Day edited two books, Nuclear Heartland, 1988, detailing the Air Force's missile silo program, and Prisoners On Purpose, 1989, incorporating the prison writings of anti-nuclear activists, both published by Nukewatch. His autobiography, Crossing the Line: From Editor to Activist to Inmate -- a Writer's Journey, was published by Fortkamp in 1990.

Day received the Distinguished Reporting Award of the American Political Science Association in 1962 for investigative stories in the Lewiston (ID) Morning Tribune exposing abuses in Idaho's child welfare program. In the 1960s and early '70s he was regularly honored by the Idaho Press Association for his editorship of The Intermountain Observer, a muck-raking Idaho weekly newspaper. He also served briefly as editor of the Salmon Recorder-Herald, an Idaho country weekly.

In 1992 the U.S. Fellowship of Reconciliation awarded him its annual Martin Luther King, Jr., Peace Prize.
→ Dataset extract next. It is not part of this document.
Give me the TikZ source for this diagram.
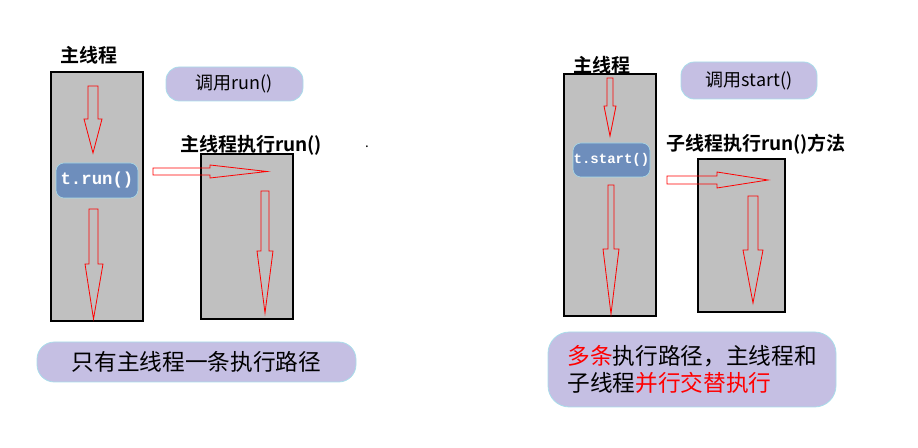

A graduate of Phillips Exeter Academy, Exeter, New Hampshire, and Swarthmore College, Swarthmore, Pennsylvania, Day served in the U.S. Army during the Korean War. He edited "The Grape Leaf," newspaper of the 43rd Infantry Division in Germany, and wrote for the European edition of the army newspaper "Stars & Stripes."

Day is survived by his wife Kathleen (Nee Hammond, married in March of 1957), a teacher and Democratic Party activist; a brother, Christopher R. Day, Barnegat Light, New Jersey; a sister, Mayflower Day Brandt, Berkeley, California; three sons, Philip and Joshua, both of Madison, and Samuel III, Chicago, and six granddaughters.

A memorial service will be held on Saturday, February 3 at 3 p.m. in the Pres House chapel on the University of Wisconsin Library Mall in Madison, 731 State St. In lieu of flowers, the family suggests contributions to The Progressive, Nukewatch, or The U.S. Campaign to Free Mordechai Vanunu.